Recommandation du comité

Recommandation du comité
  1. 227. Au vu des conclusions qui précèdent, le comité invite le Conseil d'administration à approuver les recommandations suivantes:
    • a) Considérant que la nécessité d'une autorisation préalable des autorités publiques pour la mise en vigueur d'une convention collective n'est pas conforme à l'article 4 de la convention no 98, le comité invite le gouvernement à modifier sa législation de manière à supprimer cette autorisation et à permettre la libre négociation des questions relatives à la durée du travail.
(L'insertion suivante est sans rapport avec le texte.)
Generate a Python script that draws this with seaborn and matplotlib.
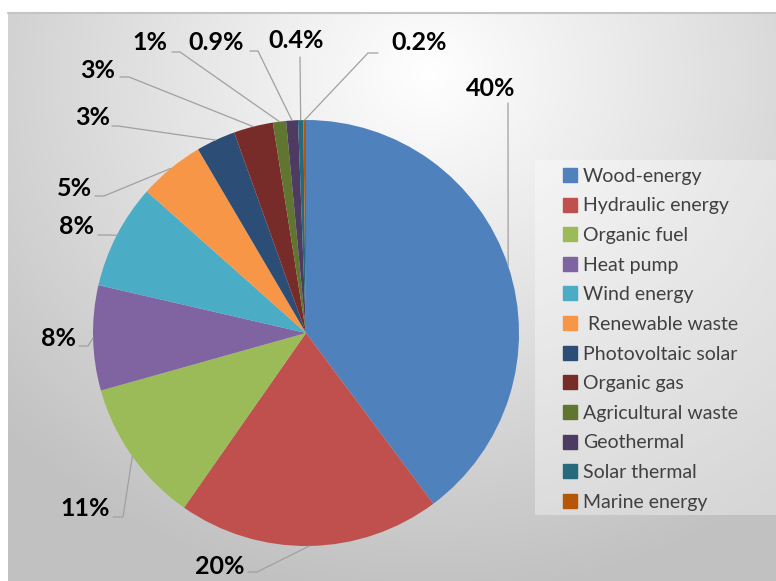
import numpy as np
import matplotlib.pyplot as plt
import seaborn as sns

sources = ['Wood-energy', 'Hydraulic energy', 'Organic fuel', 'Heat pump',
           'Wind energy', ' Renewable waste', 'Photovoltaic solar', 'Organic gas',
           'Agricultural waste', 'Geothermal', 'Solar thermal', 'Marine energy']
shares = [40, 20, 11, 8, 8, 5, 3, 3, 1, 0.9, 0.4, 0.2]
pct_labels = ['40%', '20%', '11%', '8%', '8%', '5%', '3%', '3%', '1%', '0.9%', '0.4%', '0.2%']
colors = ['#4F81BD', '#C0504D', '#9BBB59', '#8064A2', '#4BACC6', '#F79646',
          '#2C4D75', '#772C2A', '#5F7530', '#4D3B62', '#276A7C', '#B65708']

sns.set_style('white')
plt.rcParams['font.family'] = ['Lato', 'DejaVu Sans']

W, H = 776, 581
fig = plt.figure(figsize=(W / 100, H / 100), dpi=100)
fig.patch.set_facecolor('white')

# gradient backdrop (panel starts a little in from the top/left)
px0, py0 = 8, 13
bg = fig.add_axes([px0 / W, 0, 1 - px0 / W, 1 - py0 / H])
yy, xx = np.mgrid[0:H - py0, 0:W - px0]
d = np.sqrt(((xx - 420) / 600) ** 2 + ((yy - 60) / 540) ** 2)
shade = np.clip(1 - 0.25 * d, 0.76, 1.0)
bg.imshow(np.dstack([shade] * 3), aspect='auto', extent=[0, 1, 0, 1])
bg.axis('off')
fig.add_artist(plt.Line2D([px0 / W, 1], [1 - py0 / H] * 2, color='#c4c4c4', lw=1.5))

# pie geometry in pixels
cx, cy, r = 306, 333, 213
ax = fig.add_axes([(cx - r) / W, (H - cy - r) / H, 2 * r / W, 2 * r / H])
wedges, _ = ax.pie(shares, colors=colors, startangle=90, counterclock=False,
                   radius=1, wedgeprops=dict(linewidth=0))
ax.set_xlim(-1, 1)
ax.set_ylim(-1, 1)
ax.set_aspect('auto')
ax.axis('off')

def to_data(p):
    return ((p[0] - cx) / r, (cy - p[1]) / r)

# label layout in pixels: text centre, elbow, tail
text_pos = [(491, 89), (220, 567), (85, 508), (58, 338), (76, 226), (74, 188),
            (93, 117), (98, 70), (150, 43), (216, 43), (296, 40), (419, 43)]
elbows = [(508, 103), (257, 572), (123, 517), (88, 346), (107, 235), (104, 196),
          (118, 126), (129, 77), (180, 52), (258, 51), (300, 57), (368, 53)]
tails = [(508, 103), (248, 572), (113, 517), (79, 346), (98, 235), (95, 196),
         (112, 126), (120, 77), (172, 52), (250, 51), (300, 57), (378, 53)]

for w, lab, tp, el, tl in zip(wedges, pct_labels, text_pos, elbows, tails):
    mid = np.deg2rad((w.theta1 + w.theta2) / 2)
    anchor = (np.cos(mid), np.sin(mid))
    e, t = to_data(el), to_data(tl)
    ax.plot([anchor[0], e[0], t[0]], [anchor[1], e[1], t[1]],
            color='#a0a0a0', lw=0.9, clip_on=False)
    ax.text(*to_data(tp), lab, ha='center', va='center', fontsize=18,
            fontweight='bold', color='black', clip_on=False)

# legend panel
fig.patches.append(plt.Rectangle((535 / W, (H - 515) / H), (W - 535) / W, 355 / H,
                                 transform=fig.transFigure, facecolor='white',
                                 alpha=0.35, edgecolor='none'))
handles = [plt.Line2D([], [], marker='s', ls='', markersize=10, color=c) for c in colors]
fig.legend(handles, sources, loc='upper left', bbox_to_anchor=(553 / W, 1 - 158 / H),
           frameon=False, fontsize=14, labelcolor='#404040', handlelength=0.7,
           handletextpad=0.35, labelspacing=0.65, borderpad=0)

fig.savefig('out.png', dpi=100)
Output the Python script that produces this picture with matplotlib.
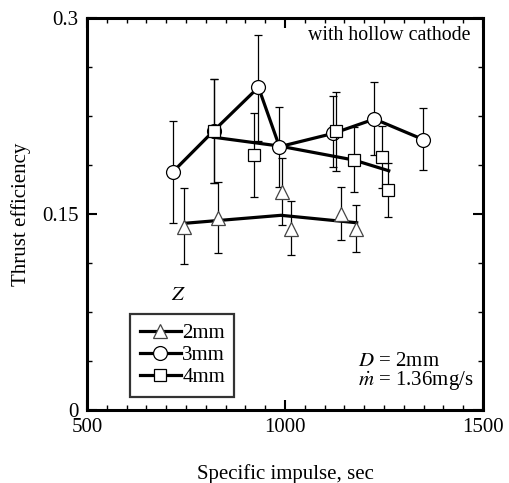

    • b) Le comité encourage le gouvernement, lorsqu'il souhaite attirer l'attention des parties à la négociation sur des considérations d'intérêt général et des raisons majeures de politique économique appelant de leur part un nouvel examen, à préférer la persuasion à la contrainte.
    • c) Le comité attire l'attention de la Commission d'experts pour l'application des conventions et recommandations sur ce cas.